Proposed move of Norwich recreation staff to Public Works discussed at budget hearing
Norwich — Supporters of the city recreation programs on Monday objected to a plan in the proposed 2022-23 budget to move three recreation maintenance staff into the Public Works Department, expressing concern that sports fields will take second priority in the larger city department.
The Recreation Advisory Board held a special meeting May 4 to discuss the proposed move and by consensus expressed objections. During Monday’s third budget public hearing, several supporters of recreation programs added their objections.
Karen Redanz, mother of three children and a member of the board of directors for Norwich Youth Soccer, said city youth sports rely on the fields for games and practices that can change at the last minute or after business hours. Redanz questioned how they could get responses from the Public Works Department after hours.
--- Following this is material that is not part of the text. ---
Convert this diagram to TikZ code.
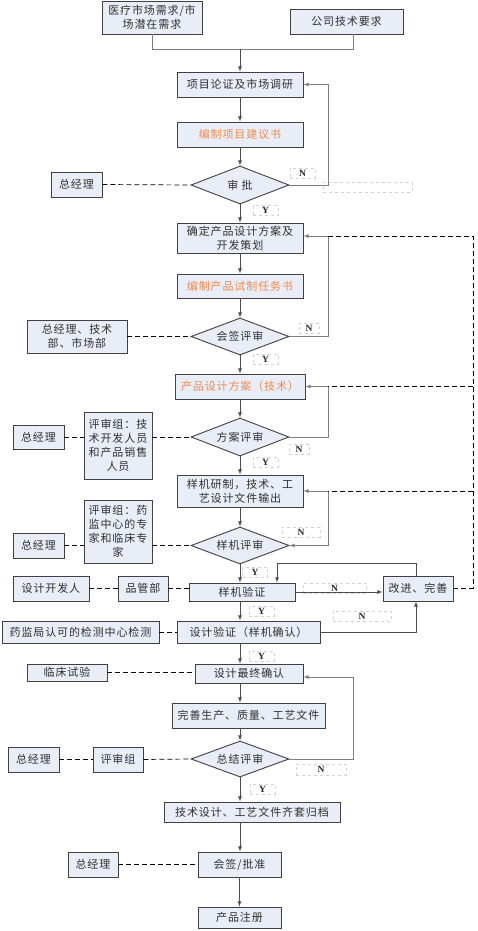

Redanz also praised city Recreation Director Cheryl Hancin-Preston for her leadership but said the city needs to support her department with funding and improved staffing.
Julie Cagle, chairwoman of the Recreation Advisory Board, called the Recreation Department “a vital asset” and said the city does not do it justice with funding and staffing.
Speakers who supported the Recreation Department were applauded by some of the two dozen or so attendees at the third and final budget hearing.
The plan by City Manager John Salomone calls for moving two Recreation Department maintainers and one supervisor to the Public Works Department in the 2022-23 budget. The move does not save money, but Salomone said previously that he has a goal of consolidating maintenance functions under one department to allow for enhanced services. During busy times, Public Works could assign more maintenance staff to care for the recreation fields.
Beryl Fishbone, chairwoman of the Mohegan Park Improvements and Development Committee, praised the Public Works Department for its care of the park and for its quick response to emergencies and reported issues.
“I’d be very confident in moving the maintenance of the parks to Public Works,” Fishbone said.
Public Works Director Patrick McLaughlin, speaking at the start of Monday’s hearing, tried to assure recreation supporters that the sports fields would be well cared for in the budget plan. McLaughlin said the department has a total of 55 employees, 32 of them in the streets and parks division.
“I just want to assure everyone that we take pride in what we do,” McLaughlin said.